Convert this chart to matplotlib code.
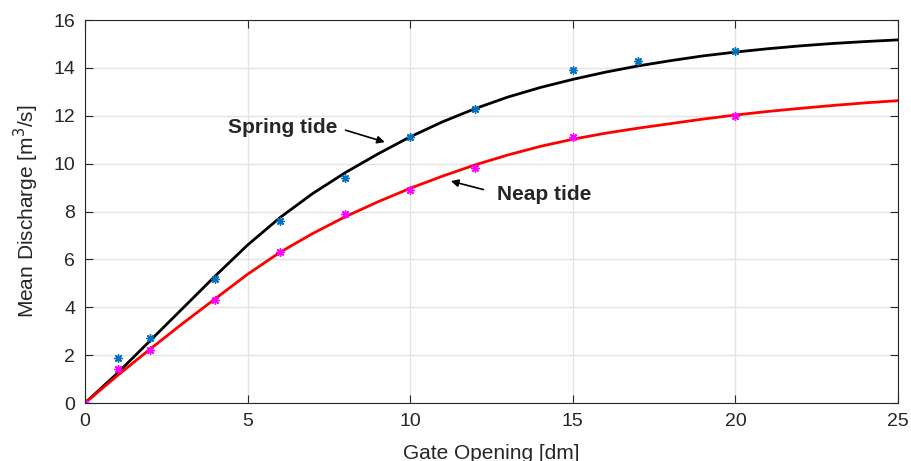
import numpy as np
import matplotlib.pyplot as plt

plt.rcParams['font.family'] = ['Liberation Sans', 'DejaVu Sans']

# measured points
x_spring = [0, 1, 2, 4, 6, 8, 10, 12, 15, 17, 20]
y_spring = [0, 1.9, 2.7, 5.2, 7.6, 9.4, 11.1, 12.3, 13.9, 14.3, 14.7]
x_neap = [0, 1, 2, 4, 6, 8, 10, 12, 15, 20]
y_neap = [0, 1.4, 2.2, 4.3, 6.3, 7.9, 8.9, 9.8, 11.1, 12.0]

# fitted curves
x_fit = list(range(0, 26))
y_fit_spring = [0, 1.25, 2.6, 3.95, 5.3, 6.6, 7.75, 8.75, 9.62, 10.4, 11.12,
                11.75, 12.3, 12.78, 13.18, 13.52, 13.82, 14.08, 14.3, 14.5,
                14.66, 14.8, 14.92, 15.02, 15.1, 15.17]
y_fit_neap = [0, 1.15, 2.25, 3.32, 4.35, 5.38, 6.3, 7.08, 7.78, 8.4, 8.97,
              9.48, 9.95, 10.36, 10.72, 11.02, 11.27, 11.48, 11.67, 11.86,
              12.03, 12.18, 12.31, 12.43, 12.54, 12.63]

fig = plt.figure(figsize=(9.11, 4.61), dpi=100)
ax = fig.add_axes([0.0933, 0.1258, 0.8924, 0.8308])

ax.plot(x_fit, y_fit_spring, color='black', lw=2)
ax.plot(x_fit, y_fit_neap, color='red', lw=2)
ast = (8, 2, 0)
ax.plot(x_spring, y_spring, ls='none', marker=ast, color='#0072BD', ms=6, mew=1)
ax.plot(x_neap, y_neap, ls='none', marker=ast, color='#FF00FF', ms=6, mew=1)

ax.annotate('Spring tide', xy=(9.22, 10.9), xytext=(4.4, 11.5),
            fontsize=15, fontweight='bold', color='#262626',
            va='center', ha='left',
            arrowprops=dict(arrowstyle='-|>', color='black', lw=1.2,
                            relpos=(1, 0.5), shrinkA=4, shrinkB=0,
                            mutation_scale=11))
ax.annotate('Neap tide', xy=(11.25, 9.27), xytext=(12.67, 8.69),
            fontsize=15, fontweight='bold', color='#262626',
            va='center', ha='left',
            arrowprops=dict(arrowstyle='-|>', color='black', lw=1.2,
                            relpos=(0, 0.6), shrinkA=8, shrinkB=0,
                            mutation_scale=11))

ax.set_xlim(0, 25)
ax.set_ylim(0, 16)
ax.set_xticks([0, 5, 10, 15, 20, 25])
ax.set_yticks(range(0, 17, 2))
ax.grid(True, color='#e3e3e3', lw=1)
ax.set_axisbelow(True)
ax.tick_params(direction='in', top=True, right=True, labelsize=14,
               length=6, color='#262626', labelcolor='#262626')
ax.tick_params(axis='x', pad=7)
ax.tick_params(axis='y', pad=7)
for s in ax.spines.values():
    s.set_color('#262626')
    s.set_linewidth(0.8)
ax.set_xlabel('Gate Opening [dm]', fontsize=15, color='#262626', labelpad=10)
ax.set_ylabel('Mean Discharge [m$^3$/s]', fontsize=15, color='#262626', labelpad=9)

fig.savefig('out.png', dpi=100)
* * *
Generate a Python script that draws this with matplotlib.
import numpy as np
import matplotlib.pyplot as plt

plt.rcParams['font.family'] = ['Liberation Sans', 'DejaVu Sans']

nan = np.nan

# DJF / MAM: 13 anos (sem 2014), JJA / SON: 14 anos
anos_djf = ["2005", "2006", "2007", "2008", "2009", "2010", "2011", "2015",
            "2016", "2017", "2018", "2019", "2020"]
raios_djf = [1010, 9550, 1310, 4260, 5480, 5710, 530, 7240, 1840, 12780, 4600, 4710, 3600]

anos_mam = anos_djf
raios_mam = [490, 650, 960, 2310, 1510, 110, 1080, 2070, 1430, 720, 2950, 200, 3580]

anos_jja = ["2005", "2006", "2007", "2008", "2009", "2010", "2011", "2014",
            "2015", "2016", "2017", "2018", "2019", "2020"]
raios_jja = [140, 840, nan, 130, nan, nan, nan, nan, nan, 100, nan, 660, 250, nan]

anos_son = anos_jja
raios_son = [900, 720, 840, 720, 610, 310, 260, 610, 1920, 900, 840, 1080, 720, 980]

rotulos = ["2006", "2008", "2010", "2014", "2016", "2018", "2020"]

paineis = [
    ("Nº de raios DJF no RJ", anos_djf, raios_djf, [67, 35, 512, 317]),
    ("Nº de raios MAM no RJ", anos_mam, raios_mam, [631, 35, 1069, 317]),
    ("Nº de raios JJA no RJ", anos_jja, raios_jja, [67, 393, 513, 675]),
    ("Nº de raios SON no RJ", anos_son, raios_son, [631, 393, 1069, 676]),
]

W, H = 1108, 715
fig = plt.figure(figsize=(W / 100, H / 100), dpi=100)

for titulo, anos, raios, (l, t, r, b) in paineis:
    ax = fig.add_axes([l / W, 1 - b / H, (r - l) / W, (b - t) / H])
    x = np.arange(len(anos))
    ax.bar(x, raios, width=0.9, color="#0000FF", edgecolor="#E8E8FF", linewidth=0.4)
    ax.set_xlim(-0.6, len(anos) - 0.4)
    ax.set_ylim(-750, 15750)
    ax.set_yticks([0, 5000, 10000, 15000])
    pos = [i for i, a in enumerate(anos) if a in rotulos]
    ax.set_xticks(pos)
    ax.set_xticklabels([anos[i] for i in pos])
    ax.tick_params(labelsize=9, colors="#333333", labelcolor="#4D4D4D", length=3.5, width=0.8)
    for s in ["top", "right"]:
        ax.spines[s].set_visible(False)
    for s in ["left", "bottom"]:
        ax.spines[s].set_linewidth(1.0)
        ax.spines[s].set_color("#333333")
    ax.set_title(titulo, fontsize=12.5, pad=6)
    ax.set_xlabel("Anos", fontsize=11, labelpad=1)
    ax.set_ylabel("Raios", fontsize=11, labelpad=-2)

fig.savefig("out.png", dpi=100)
...
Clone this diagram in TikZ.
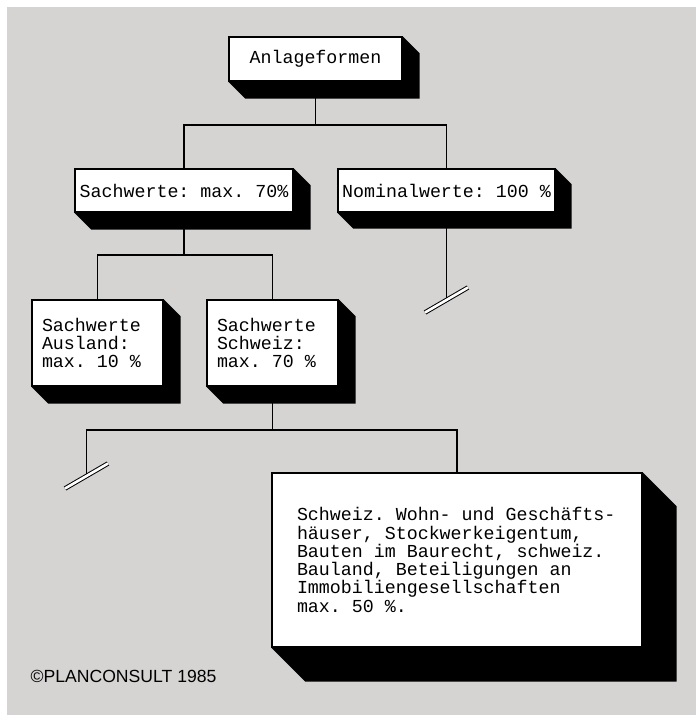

▸ **To be done**
Would you restate, exactly and with no pictures, the lines of the entries above from the one containing "Convert this chart to matplotlib code." through the one containing "9.8, 11.1, 12.0]"?

▸ **Expected output**
Convert this chart to matplotlib code.
import numpy as np
import matplotlib.pyplot as plt

plt.rcParams['font.family'] = ['Liberation Sans', 'DejaVu Sans']

# measured points
x_spring = [0, 1, 2, 4, 6, 8, 10, 12, 15, 17, 20]
y_spring = [0, 1.9, 2.7, 5.2, 7.6, 9.4, 11.1, 12.3, 13.9, 14.3, 14.7]
x_neap = [0, 1, 2, 4, 6, 8, 10, 12, 15, 20]
y_neap = [0, 1.4, 2.2, 4.3, 6.3, 7.9, 8.9, 9.8, 11.1, 12.0]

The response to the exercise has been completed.